• DATA BLOCK:
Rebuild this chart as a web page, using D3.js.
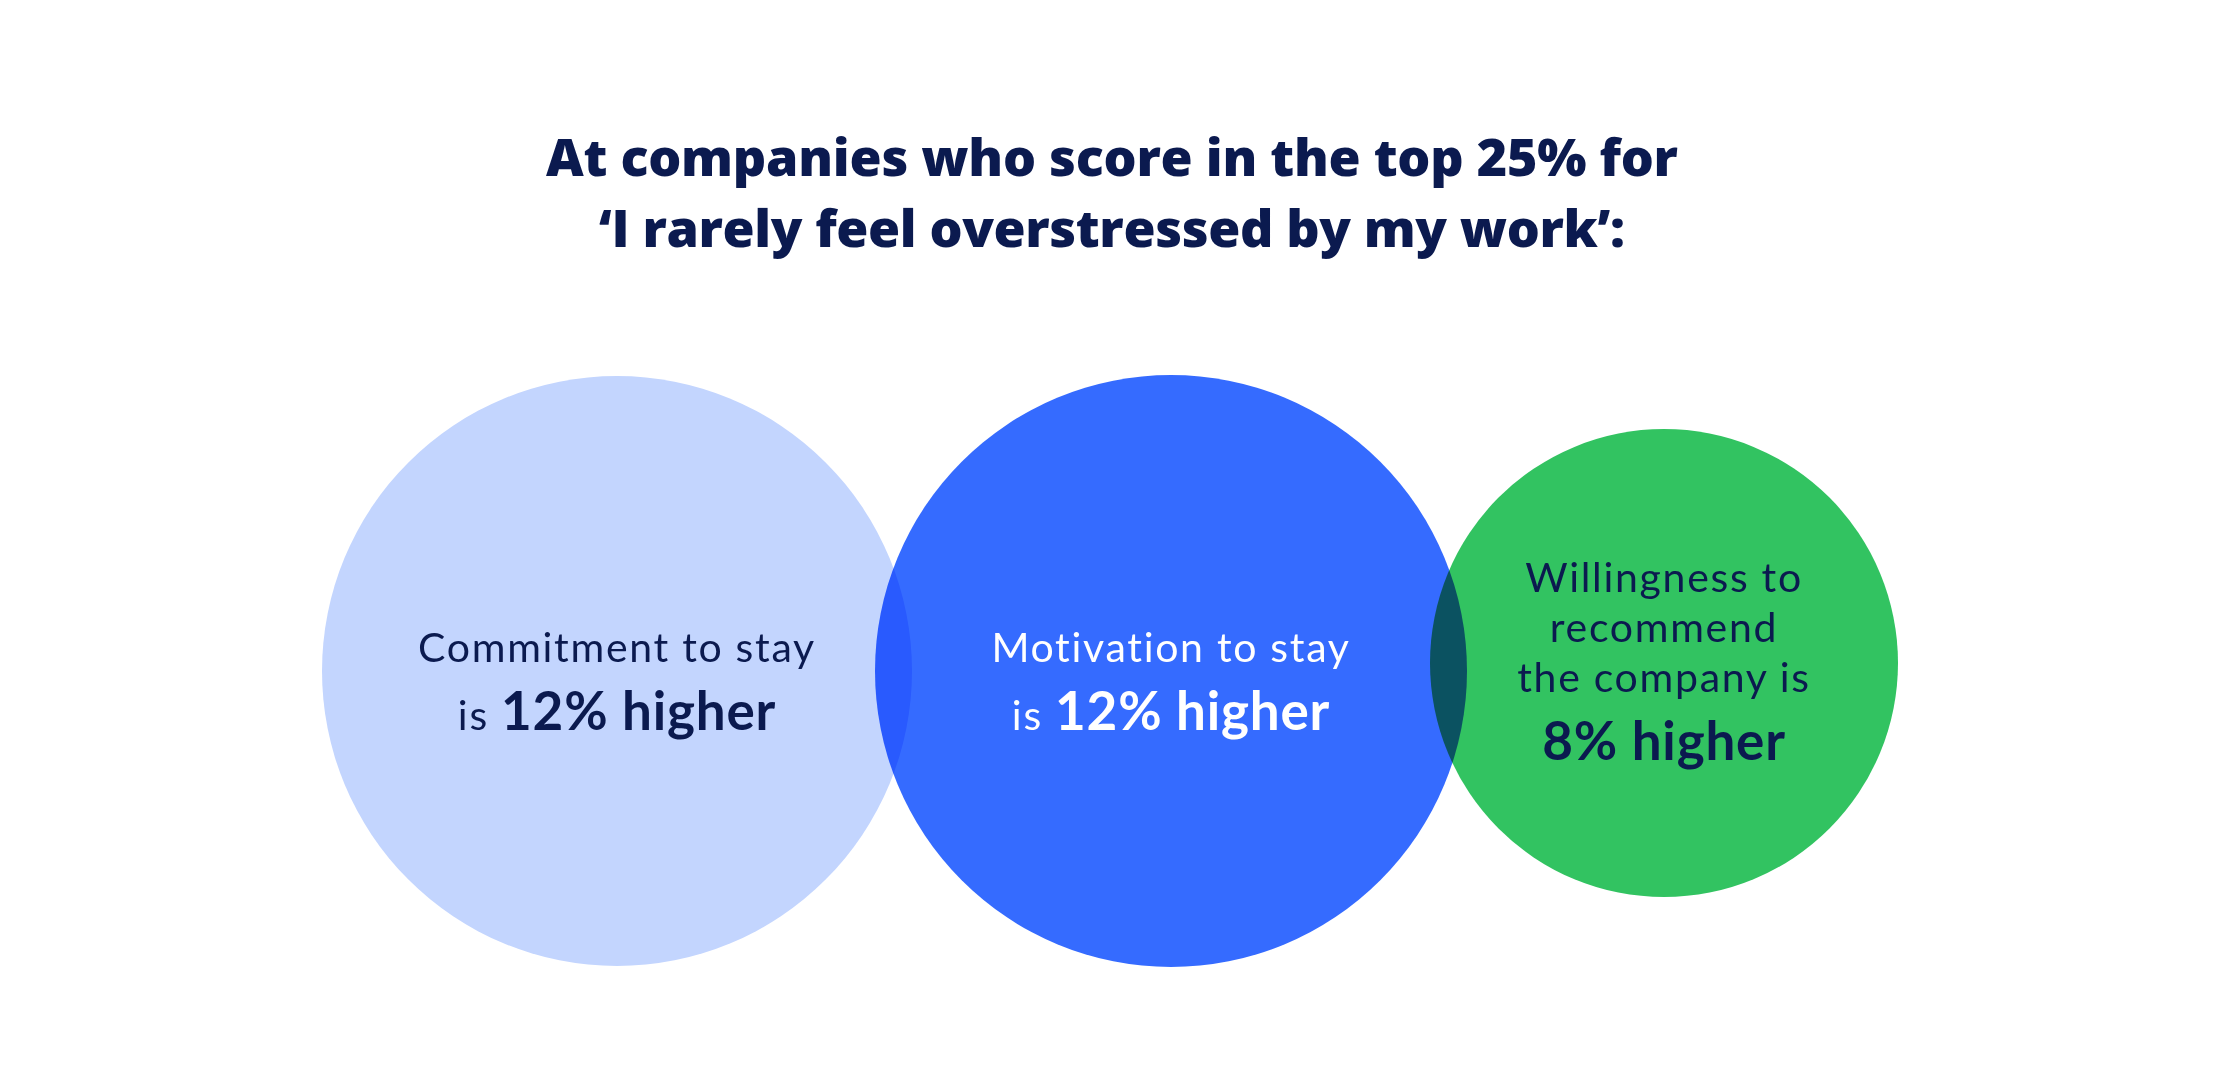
<!DOCTYPE html>
<html>
<head>
<meta charset="utf-8">
<script src="https://cdnjs.cloudflare.com/ajax/libs/d3/7.8.5/d3.min.js"></script>
<style>
  html, body { margin: 0; padding: 0; background: #ffffff; }
  #chart { width: 2224px; height: 1090px; }
</style>
</head>
<body>
<div id="chart"></div>
<script>
// Chart data
const titleLines = ["At companies who score in the top 25% for", "\u2018I rarely feel overstressed by my work\u2019:"];
const labelLines = [
    ["Commitment to stay", "is"],
    ["Motivation to stay", "is"],
    ["Willingness to", "recommend", "the company is"]
];
const values = [12, 12, 8];            // % higher
const valueInline = [true, true, false]; // value sits on the same line as "is"

// Styling
const fills = ["#c3d5fe", "#356bff", "#32c361"];
const textColors = ["#0b1a4f", "#ffffff", "#0b1a4f"];
const navy = "#0b1a4f";

const width = 2224;
const height = 1090;

const svg = d3.select("#chart").append("svg")
    .attr("width", width)
    .attr("height", height)
    .style("background-color", "#ffffff");

// Title (widths)
const titleWidths = [1132, 1026];
svg.append("g")
    .selectAll("text")
    .data(titleLines)
    .enter().append("text")
    .attr("x", width / 2)
    .attr("y", (d, i) => 176 + i * 71)
    .attr("text-anchor", "middle")
    .attr("textLength", (d, i) => titleWidths[i])
    .attr("lengthAdjust", "spacing")
    .style("font-family", "'Open Sans', Lato, sans-serif")
    .style("font-weight", 800)
    .style("font-size", "52px")
    .style("fill", navy)
    .text(d => d);

// Radius from value
const r = d3.scaleLinear().domain([8, 12]).range([234, 295]);

// Lay the circles out left to right, each overlapping the previous by a sliver
const overlap = 37;
const startLeft = 322;
const rowY = 671;
const circles = [];
values.forEach((v, i) => {
    const rad = r(v) + (i === 1 ? 1 : 0);
    const prev = circles[i - 1];
    const cx = prev ? prev.cx + prev.r + rad - overlap : startLeft + rad;
    // smaller circle sits a touch higher
    const cy = rowY - (r(d3.max(values)) - r(v)) * 0.13;
    circles.push({ i, v, r: rad, cx, cy });
});

const g = svg.append("g");

g.selectAll("circle")
    .data(circles)
    .enter().append("circle")
    .attr("cx", d => d.cx)
    .attr("cy", d => d.cy)
    .attr("r", d => d.r)
    .attr("fill", d => fills[d.i])
    .style("mix-blend-mode", "multiply");

// Labels
const lineStep = 50;
const valueStep = 68;

const label = g.selectAll("g.label")
    .data(circles)
    .enter().append("g")
    .attr("class", "label");

label.each(function(d) {
    const lines = labelLines[d.i];
    const inline = valueInline[d.i];
    const nRegular = inline ? lines.length - 1 : lines.length;
    const firstY = d.cy - 9 - 31 * (nRegular - 1);
    const sel = d3.select(this);

    for (let k = 0; k < nRegular; k++) {
        sel.append("text")
            .attr("x", d.cx)
            .attr("y", firstY + k * lineStep)
            .attr("text-anchor", "middle")
            .style("font-family", "Lato, 'Noto Sans', sans-serif")
            .style("font-weight", 400)
            .style("font-size", "41px")
            .style("letter-spacing", "1.7px")
            .style("fill", textColors[d.i])
            .text(lines[k]);
    }

    const valueY = firstY + (nRegular - 1) * lineStep + valueStep;
    const t = sel.append("text")
        .attr("x", d.cx)
        .attr("y", valueY)
        .attr("text-anchor", "middle")
        .style("font-family", "Lato, 'Noto Sans', sans-serif")
        .style("fill", textColors[d.i]);
    if (inline) {
        t.append("tspan")
            .style("font-weight", 400)
            .style("font-size", "41px")
            .style("letter-spacing", "1.7px")
            .text(lines[lines.length - 1] + " ");
    }
    t.append("tspan")
        .style("font-weight", 700)
        .style("font-size", "53px")
        .style("letter-spacing", "0.8px")
        .text(d.v + "% higher");
});
</script>
</body>
</html>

• GOAL: Omit the pictures, and quote the material above exactly as given.

• SOLUTION FOR THIS TASK:
Rebuild this chart as a web page, using D3.js.
<!DOCTYPE html>
<html>
<head>
<meta charset="utf-8">
<script src="https://cdnjs.cloudflare.com/ajax/libs/d3/7.8.5/d3.min.js"></script>
<style>
  html, body { margin: 0; padding: 0; background: #ffffff; }
  #chart { width: 2224px; height: 1090px; }
</style>
</head>
<body>
<div id="chart"></div>
<script>
// Chart data
const titleLines = ["At companies who score in the top 25% for", "\u2018I rarely feel overstressed by my work\u2019:"];
const labelLines = [
    ["Commitment to stay", "is"],
    ["Motivation to stay", "is"],
    ["Willingness to", "recommend", "the company is"]
];
const values = [12, 12, 8];            // % higher
const valueInline = [true, true, false]; // value sits on the same line as "is"

// Styling
const fills = ["#c3d5fe", "#356bff", "#32c361"];
const textColors = ["#0b1a4f", "#ffffff", "#0b1a4f"];
const navy = "#0b1a4f";

const width = 2224;
const height = 1090;

const svg = d3.select("#chart").append("svg")
    .attr("width", width)
    .attr("height", height)
    .style("background-color", "#ffffff");

// Title (widths)
const titleWidths = [1132, 1026];
svg.append("g")
    .selectAll("text")
    .data(titleLines)
    .enter().append("text")
    .attr("x", width / 2)
    .attr("y", (d, i) => 176 + i * 71)
    .attr("text-anchor", "middle")
    .attr("textLength", (d, i) => titleWidths[i])
    .attr("lengthAdjust", "spacing")
    .style("font-family", "'Open Sans', Lato, sans-serif")
    .style("font-weight", 800)
    .style("font-size", "52px")
    .style("fill", navy)
    .text(d => d);

// Radius from value
const r = d3.scaleLinear().domain([8, 12]).range([234, 295]);

// Lay the circles out left to right, each overlapping the previous by a sliver
const overlap = 37;
const startLeft = 322;
const rowY = 671;
const circles = [];
values.forEach((v, i) => {
    const rad = r(v) + (i === 1 ? 1 : 0);
    const prev = circles[i - 1];
    const cx = prev ? prev.cx + prev.r + rad - overlap : startLeft + rad;
    // smaller circle sits a touch higher
    const cy = rowY - (r(d3.max(values)) - r(v)) * 0.13;
    circles.push({ i, v, r: rad, cx, cy });
});

const g = svg.append("g");

g.selectAll("circle")
    .data(circles)
    .enter().append("circle")
    .attr("cx", d => d.cx)
    .attr("cy", d => d.cy)
    .attr("r", d => d.r)
    .attr("fill", d => fills[d.i])
    .style("mix-blend-mode", "multiply");

// Labels
const lineStep = 50;
const valueStep = 68;

const label = g.selectAll("g.label")
    .data(circles)
    .enter().append("g")
    .attr("class", "label");

label.each(function(d) {
    const lines = labelLines[d.i];
    const inline = valueInline[d.i];
    const nRegular = inline ? lines.length - 1 : lines.length;
    const firstY = d.cy - 9 - 31 * (nRegular - 1);
    const sel = d3.select(this);

    for (let k = 0; k < nRegular; k++) {
        sel.append("text")
            .attr("x", d.cx)
            .attr("y", firstY + k * lineStep)
            .attr("text-anchor", "middle")
            .style("font-family", "Lato, 'Noto Sans', sans-serif")
            .style("font-weight", 400)
            .style("font-size", "41px")
            .style("letter-spacing", "1.7px")
            .style("fill", textColors[d.i])
            .text(lines[k]);
    }

    const valueY = firstY + (nRegular - 1) * lineStep + valueStep;
    const t = sel.append("text")
        .attr("x", d.cx)
        .attr("y", valueY)
        .attr("text-anchor", "middle")
        .style("font-family", "Lato, 'Noto Sans', sans-serif")
        .style("fill", textColors[d.i]);
    if (inline) {
        t.append("tspan")
            .style("font-weight", 400)
            .style("font-size", "41px")
            .style("letter-spacing", "1.7px")
            .text(lines[lines.length - 1] + " ");
    }
    t.append("tspan")
        .style("font-weight", 700)
        .style("font-size", "53px")
        .style("letter-spacing", "0.8px")
        .text(d.v + "% higher");
});
</script>
</body>
</html>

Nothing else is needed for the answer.